• _Problem to solve_: Across the entries below, how many lines contain the string "this"? Give only the count.

>>>

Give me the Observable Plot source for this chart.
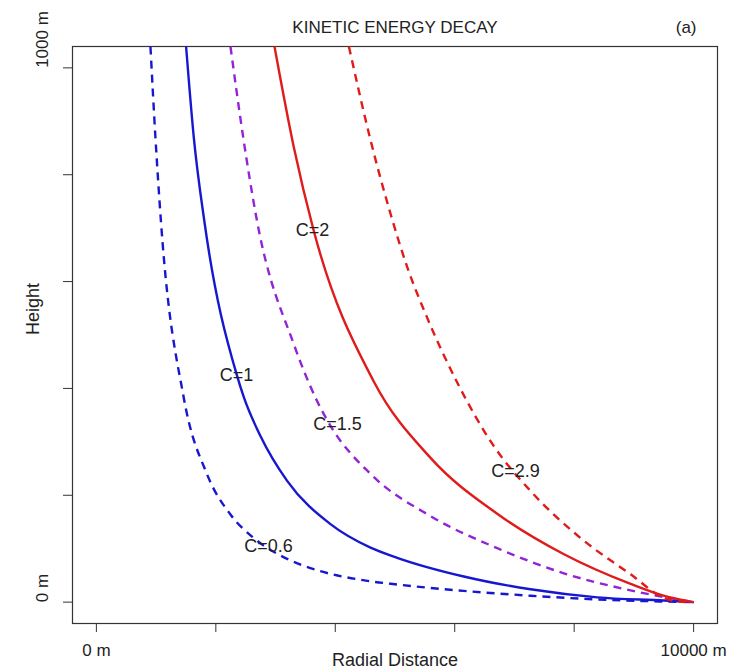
<!DOCTYPE html>
<html>
<head>
<meta charset="utf-8">
<script src="https://cdn.jsdelivr.net/npm/d3@7"></script>
<script src="https://cdn.jsdelivr.net/npm/@observablehq/plot@0.6"></script>
<style>
  html, body { margin: 0; padding: 0; background: #fff; }
  #chart { width: 733px; height: 670px; }
</style>
</head>
<body>
<div id="chart"></div>
<script>
// Tick positions and labels
const xTicks = [0, 2000, 4000, 6000, 8000, 10000];
const yTicks = [0, 200, 400, 600, 800, 1000];
const xTickLabels = [[0, "0 m"], [10000, "10000 m"]];
const yTickLabels = [[0, "0 m"], [1000, "1000 m"]];

// Series: radial distance (m) and height (m)
const c06_x = [905, 988, 1084, 1462, 1854, 2245, 2635, 3194, 3752, 4590, 5037, 6152, 7270, 8387, 10000];
const c06_h = [1040, 871, 708, 383, 239, 164, 120, 81, 58, 39, 33, 21, 12, 5, 0];

const c1_x = [1502, 1630, 1809, 2357, 2467, 2747, 3194, 3920, 4590, 5037, 6152, 7270, 8387, 9502, 10000];
const c1_h = [1040, 871, 712, 423, 384, 311, 227, 146, 102, 83, 48, 24, 9, 3, 0];

const c15_x = [2245, 2457, 2692, 3305, 3697, 3920, 4590, 5595, 6712, 7827, 8945, 10000];
const c15_h = [1040, 871, 712, 483, 376, 330, 240, 161, 101, 54, 22, 0];

const c2_x = [2982, 3305, 3635, 4640, 5595, 6717, 7822, 8945, 9497, 10000];
const c2_h = [1040, 852, 697, 414, 270, 165, 90, 34, 12, 0];

const c29_x = [4228, 4590, 4925, 5205, 5540, 6042, 6655, 7270, 8107, 8945, 9503, 9749, 10000];
const c29_h = [1040, 865, 727, 627, 532, 411, 292, 208, 120, 52, 8, 1, 0];

// Curve labels
const labelText = ["C=2", "C=1", "C=1.5", "C=2.9", "C=0.6"];
const labelX = [3618, 2345, 4037, 7019, 2881];
const labelH = [697, 425, 333, 245, 105];

const BLUE = "#1717cf", PURPLE = "#9224d6", RED = "#e01b1b";

const toRows = (xs, hs) => xs.map((x, i) => ({x, h: hs[i]}));
const labels = labelText.map((t, i) => ({t, x: labelX[i], h: labelH[i]}));

const lineOpts = (stroke, dashed) => ({
  x: "x", y: "h", stroke, strokeWidth: 2.4, curve: "monotone-x", clip: true,
  strokeDasharray: dashed ? "8,6" : null, strokeLinecap: "butt"
});

const chart = Plot.plot({
  width: 733,
  height: 670,
  marginLeft: 72,
  marginRight: 16,
  marginTop: 46,
  marginBottom: 47,
  style: { fontFamily: "'Liberation Sans', Arial, sans-serif", color: "#333", background: "#fff", overflow: "visible" },
  x: { domain: [-400, 10400], ticks: xTicks, tickSize: 9, tickFormat: () => "", label: null },
  y: { domain: [-40, 1040], ticks: yTicks, tickSize: 9, tickFormat: () => "", label: null },
  marks: [
    Plot.frame({ stroke: "#333", strokeWidth: 1.2 }),
    Plot.line(toRows(c06_x, c06_h), lineOpts(BLUE, true)),
    Plot.line(toRows(c1_x, c1_h), lineOpts(BLUE, false)),
    Plot.line(toRows(c15_x, c15_h), lineOpts(PURPLE, true)),
    Plot.line(toRows(c2_x, c2_h), lineOpts(RED, false)),
    Plot.line(toRows(c29_x, c29_h), lineOpts(RED, true)),
    Plot.text(labels, { x: "x", y: "h", text: "t", fontSize: 18, fill: "#222" }),
    Plot.text(xTickLabels, { x: d => d[0], text: d => d[1], frameAnchor: "bottom", dy: 32, fontSize: 17, fill: "#222" }),
    Plot.text(yTickLabels, { y: d => d[0], text: d => d[1], frameAnchor: "left", dx: -30, rotate: -90, fontSize: 17, fill: "#222" }),
    Plot.text(["Radial Distance"], { text: d => d, frameAnchor: "bottom", dy: 42, fontSize: 18, fill: "#222" }),
    Plot.text(["Height"], { text: d => d, frameAnchor: "left", dx: -39, rotate: -90, fontSize: 18, fill: "#222" }),
    Plot.text(["KINETIC ENERGY DECAY"], { text: d => d, frameAnchor: "top", dy: -26, fontSize: 17, fill: "#222" }),
    Plot.text(["(a)"], { text: d => d, frameAnchor: "top-right", dx: -21, dy: -26, fontSize: 17, fill: "#222" })
  ]
});

document.getElementById("chart").appendChild(chart);
</script>
</body>
</html>
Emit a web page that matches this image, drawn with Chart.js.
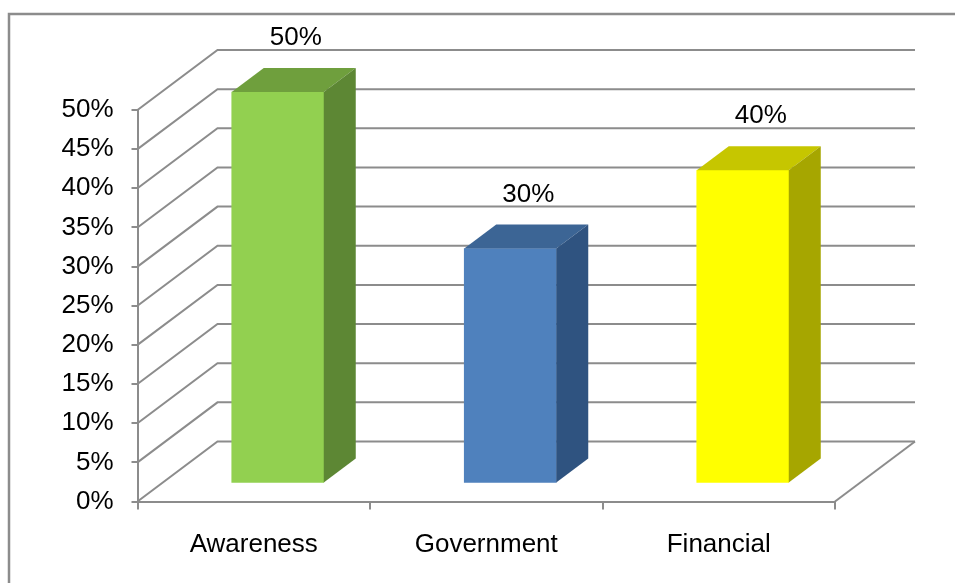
<!DOCTYPE html>
<html>
<head>
<meta charset="utf-8">
<script src="https://cdn.jsdelivr.net/npm/chart.js@4/dist/chart.umd.min.js"></script>
<style>
  html, body { margin: 0; padding: 0; background: #fff; overflow: hidden; }
  canvas { display: block; }
</style>
</head>
<body>
<canvas id="chart" width="955" height="583"></canvas>
<script>
// Survey share per category (percent)
const categories = ['Awareness', 'Government', 'Financial'];
const shares = [50, 30, 40];
const yTickLabels = ['0%', '5%', '10%', '15%', '20%', '25%', '30%', '35%', '40%', '45%', '50%'];

// Face colours of each box: front, top, right side
const frontColors = ['#92D050', '#4F81BD', '#FFFF00'];
const topColors = ['#6F9F3D', '#3C6595', '#C6C600'];
const sideColors = ['#5D8734', '#2F5380', '#A6A600'];

const GRID = '#8C8C8C';
const FONT = '"Liberation Sans", Arial, sans-serif';

// Perspective offsets of the pseudo-3D box
const WALL = { dx: 80, dy: -60 };       // front plane -> back wall
const BAR_SHIFT = { dx: 24, dy: -18 };  // front plane -> bar front face
const BAR_DEPTH = { dx: 32, dy: -24 };  // bar front face -> bar back face

const box3d = {
  id: 'box3d',
  beforeDraw(chart) {
    const { ctx } = chart;
    ctx.save();
    ctx.fillStyle = '#fff';
    ctx.fillRect(0, 0, chart.width, chart.height);
    ctx.strokeStyle = GRID;
    ctx.lineWidth = 2.5;
    ctx.strokeRect(9, 14, chart.width + 40, chart.height + 40);
    ctx.restore();
  },
  beforeDatasetsDraw(chart) {
    const { ctx, chartArea: a, scales: { y } } = chart;
    ctx.save();
    ctx.strokeStyle = GRID;
    ctx.lineWidth = 2;
    // side wall diagonals and back wall gridlines
    y.ticks.forEach(t => {
      const py = y.getPixelForValue(t.value);
      ctx.beginPath();
      ctx.moveTo(a.left, py);
      ctx.lineTo(a.left + WALL.dx, py + WALL.dy);
      ctx.lineTo(a.right + WALL.dx, py + WALL.dy);
      ctx.stroke();
    });
    // right edge of the floor
    ctx.beginPath();
    ctx.moveTo(a.right, a.bottom);
    ctx.lineTo(a.right + WALL.dx, a.bottom + WALL.dy);
    ctx.stroke();
    ctx.restore();
    // bar front faces sit part-way into the box
    ctx.save();
    ctx.translate(BAR_SHIFT.dx, BAR_SHIFT.dy);
  },
  afterDatasetsDraw(chart) {
    const { ctx } = chart;
    ctx.restore();
    const meta = chart.getDatasetMeta(0);
    meta.data.forEach((bar, i) => {
      const p = bar.getProps(['x', 'y', 'base', 'width'], true);
      const left = p.x - p.width / 2 + BAR_SHIFT.dx;
      const right = p.x + p.width / 2 + BAR_SHIFT.dx;
      const top = p.y + BAR_SHIFT.dy;
      const bottom = p.base + BAR_SHIFT.dy;
      const { dx, dy } = BAR_DEPTH;

      ctx.save();
      // top face
      ctx.fillStyle = topColors[i];
      ctx.beginPath();
      ctx.moveTo(left, top);
      ctx.lineTo(left + dx, top + dy);
      ctx.lineTo(right + dx, top + dy);
      ctx.lineTo(right, top);
      ctx.closePath();
      ctx.fill();
      // right side face
      ctx.fillStyle = sideColors[i];
      ctx.beginPath();
      ctx.moveTo(right, top);
      ctx.lineTo(right + dx, top + dy);
      ctx.lineTo(right + dx, bottom + dy);
      ctx.lineTo(right, bottom);
      ctx.closePath();
      ctx.fill();

      // value label above the box
      ctx.fillStyle = '#000';
      ctx.font = '26px ' + FONT;
      ctx.textAlign = 'center';
      ctx.textBaseline = 'middle';
      ctx.fillText(shares[i] + '%', (left + right + dx) / 2 + 2, top + dy - 30);
      ctx.restore();
    });
  }
};

new Chart(document.getElementById('chart'), {
  type: 'bar',
  data: {
    labels: categories,
    datasets: [{
      data: shares,
      backgroundColor: frontColors,
      borderWidth: 0,
      barThickness: 92,
      clip: false
    }]
  },
  options: {
    responsive: false,
    devicePixelRatio: 1,
    animation: false,
    layout: { padding: { top: 110, right: 120, left: 0, bottom: 0 } },
    plugins: { legend: { display: false }, tooltip: { enabled: false } },
    scales: {
      x: {
        offset: true,
        grid: { display: true, drawOnChartArea: false, drawTicks: true, tickLength: 8, color: GRID, lineWidth: 2, offset: true },
        border: { display: true, color: GRID, width: 2 },
        ticks: { color: '#000', font: { family: FONT, size: 26 }, padding: 20, maxRotation: 0 },
        afterFit(s) { s.height = 81.5; }
      },
      y: {
        min: 0,
        max: 50,
        grid: { display: true, drawOnChartArea: false, drawTicks: true, tickLength: 6, color: GRID, lineWidth: 2 },
        border: { display: true, color: GRID, width: 2 },
        ticks: {
          stepSize: 5,
          color: '#000',
          font: { family: FONT, size: 26 },
          padding: 18,
          callback: (v, i) => yTickLabels[i]
        },
        afterFit(s) { s.width = 137.5; }
      }
    }
  },
  plugins: [box3d]
});
</script>
</body>
</html>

<<<

• _Solution_: 2